RE: Doonesbury Trashes Evangelical Hypocrites
April 23, 2018 at 12:01 pm
(This post was last modified: April 23, 2018 at 12:10 pm by Angrboda.)
(April 23, 2018 at 11:36 am)Huggy74 Wrote:(April 23, 2018 at 10:48 am)Jörmungandr Wrote: Regardless, all that this proves is that regimes like Stalinism which hold people responsible for thought crimes are immoral. Seeing that Christianity is just such a regime, all you are saying Huggy is that you support an unethical ideology.
Where has any christian institution or otherwise punished some one for a supposed "thought crime"?
But the cowardly, the unbelieving, the vile, the murderers, the sexually immoral, those who practice magic arts, the idolaters and all liars — they will be consigned to the fiery lake of burning sulfur. This is the second death.
Revelation 21:8
"Since it rejects or denies the existence of God, atheism is a sin against the virtue of religion."
Catholic catechism
Quote:The Albigensian Crusade or the Cathar Crusade (1209–1229; French: Croisade des albigeois, Occitan: Crosada dels albigeses) was a 20-year military campaign initiated by Pope Innocent III to eliminate Catharism in Languedoc, in southern France.

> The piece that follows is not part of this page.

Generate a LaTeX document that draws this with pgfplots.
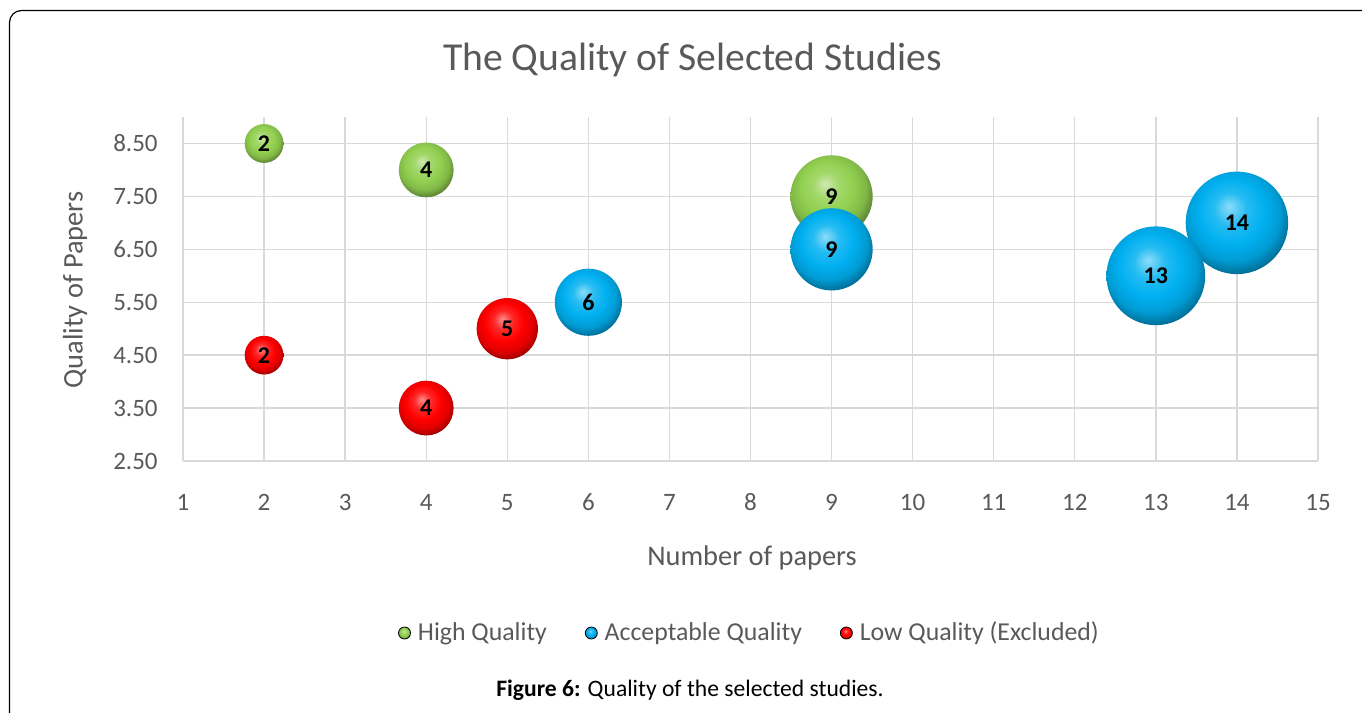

The Crusade was prosecuted primarily by the French crown and promptly took on a political flavour, resulting in not only a significant reduction in the number of practising Cathars, but also a realignment of the County of Toulouse in Languedoc, bringing it into the sphere of the French crown and diminishing the distinct regional culture and high level of influence of the Counts of Barcelona.
The Cathars originated from an anti-materialist reform movement within the Bogomil churches of Dalmatia and Bulgaria calling for a return to the Christian message of perfection, poverty and preaching, combined with a rejection of the physical to the point of starvation. The reforms were a reaction against the often scandalous and dissolute lifestyles of the Catholic clergy in southern France. Their theology, neo-Gnostic in many ways, was basically dualist. Several of their practices, especially their belief in the inherent evil of the physical world, conflicted with the doctrines of the Incarnation of Christ and sacraments, initiated accusations of Gnosticism and brought them the ire of the Catholic establishment. They became known as the Albigensians, because there were many adherents in the city of Albi and the surrounding area in the 12th and 13th centuries.
Between 1022 and 1163, the Cathars were condemned by eight local church councils, the last of which, held at Tours, declared that all Albigenses should be put into prison and have their property confiscated. The Third Lateran Council of 1179 repeated the condemnation. Innocent III's diplomatic attempts to roll back Catharism were met with little success. After the murder of his legate, Pierre de Castelnau in 1208, Innocent III declared a crusade against the Cathars. He offered the lands of the Cathar heretics to any French nobleman willing to take up arms.
From 1209 to 1215, the Crusaders experienced grand success, capturing Cathar lands and perpetrating acts of extreme violence, often against civilians.